The Smart and The Quick: Efficient Machine Learning Greets Agile Hardware Design, Zhiru Zhang (Cornell)

Thursday September 26, 2019
Location: GHC 4405
Time: 10:00AM-11:00AM

Abstract

The growing complexity of machine learning (ML) models, the proliferation of edge devices, and the diminished benefits of technology scaling together place strong demands on continued improvements in performance and energy efficiency of computer hardware. In line with this trend, deep neural network (DNN) processing is shifting from general-purpose CPUs/GPUs to specialized architectures in both academic and commercial settings, and there has been a active body of research into hardware-friendly DNN optimization. Increasing specialization also motivates the deployment of new high-level design languages and ML-aided automation tools to implement hardware accelerators in a much more productive and agile manner.

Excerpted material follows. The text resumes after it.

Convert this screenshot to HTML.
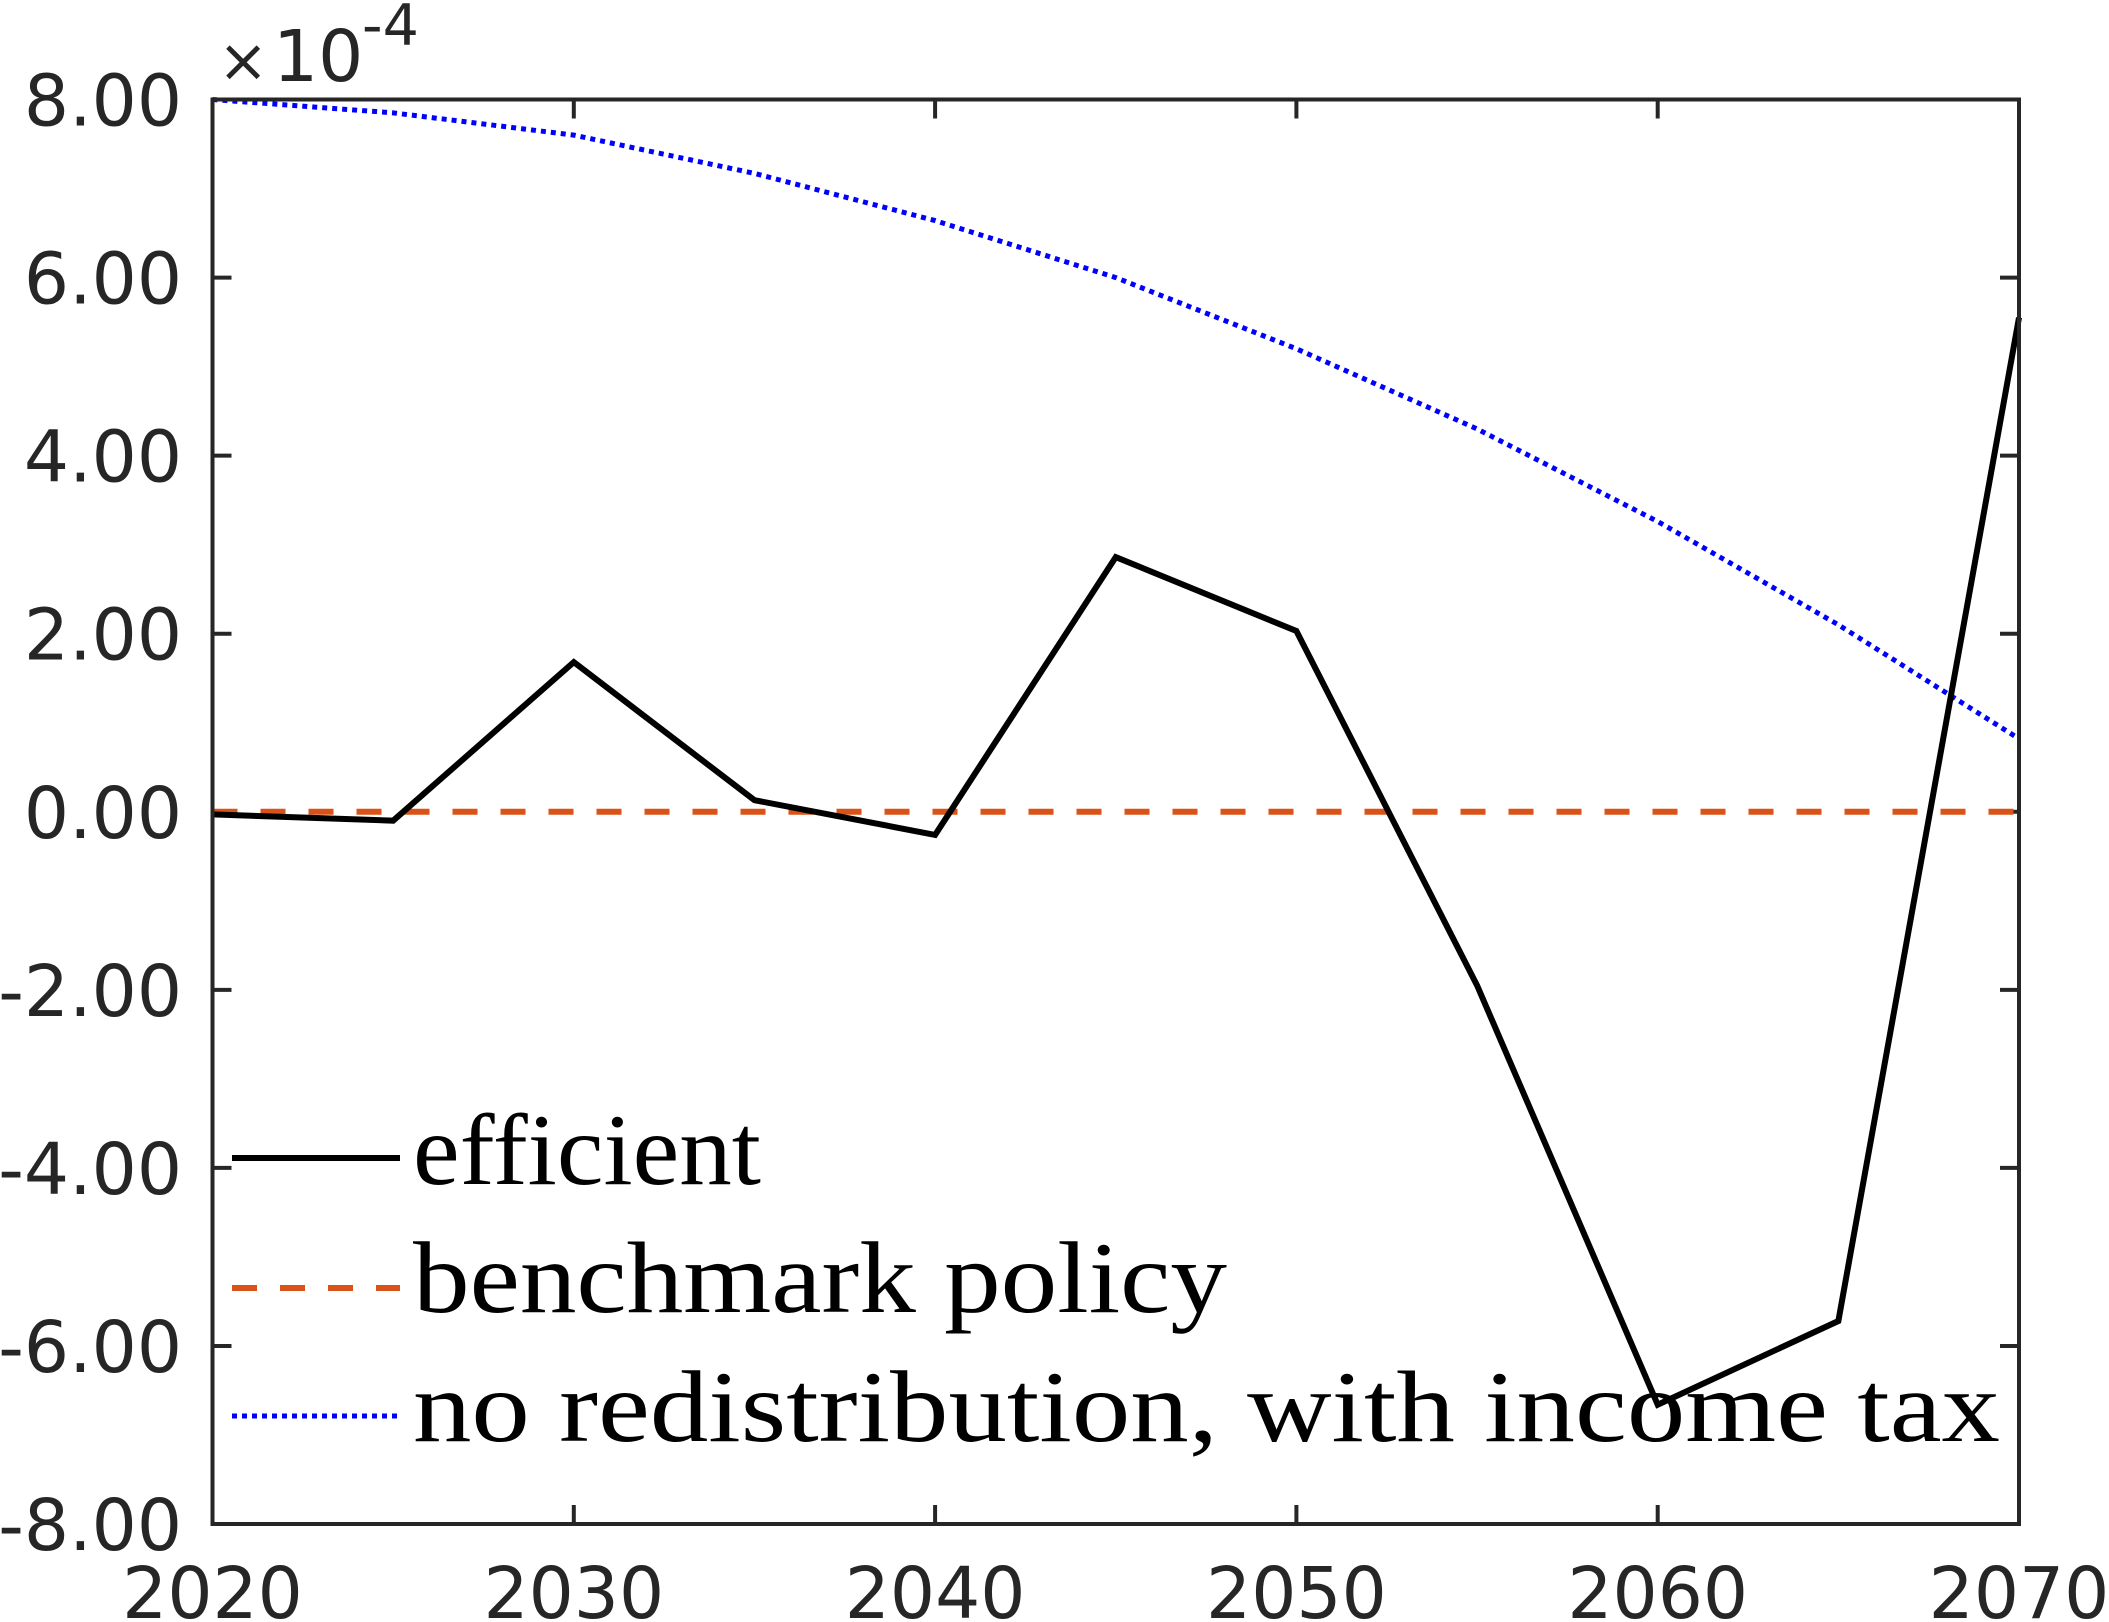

This talk introduces our recent research results from three related projects that navigate the intersection between ML and hardware design: (1) Channel gating, a dynamic, fine-grained, and trainable technique for DNN acceleration. Unlike static network pruning, channel gating exploits input-dependent dynamic sparsity at run time. This results in a significant reduction in compute cost with a minimal impact on accuracy. (2) HeteroCL, a new open-source programming infrastructure for accelerator-rich computing with decoupled algorithm and compute/data customization, and support for mixed declarative and imperative code. (3) PRIMAL, an ML-based power inference framework that enables fast and accurate power estimation for reusable ASIC IPs. PRIMAL is orders of magnitude faster than the best commercial gate-level power analysis tool, with a marginal error.

Bio

Zhiru Zhang is an Associate Professor in the School of ECE at Cornell University. His current research investigates new algorithms, design methodologies, and automation tools for heterogeneous computing. His research has been recognized with a Google Faculty Research Award (2018), the DAC Under-40 Innovators Award (2018), the Rising Professional Achievement Award from the UCLA Henry Samueli School of Engineering and Applied Science (2018), a DARPA Young Faculty Award (2015), and the IEEE CEDA Ernest S. Kuh Early Career Award (2015), an NSF CAREER Award (2015), the Ross Freeman Award for Technical Innovation from Xilinx (2012), and multiple best paper awards and nominations. Prior to joining Cornell, he was a co-founder of AutoESL, a high-level synthesis start-up later acquired by Xilinx.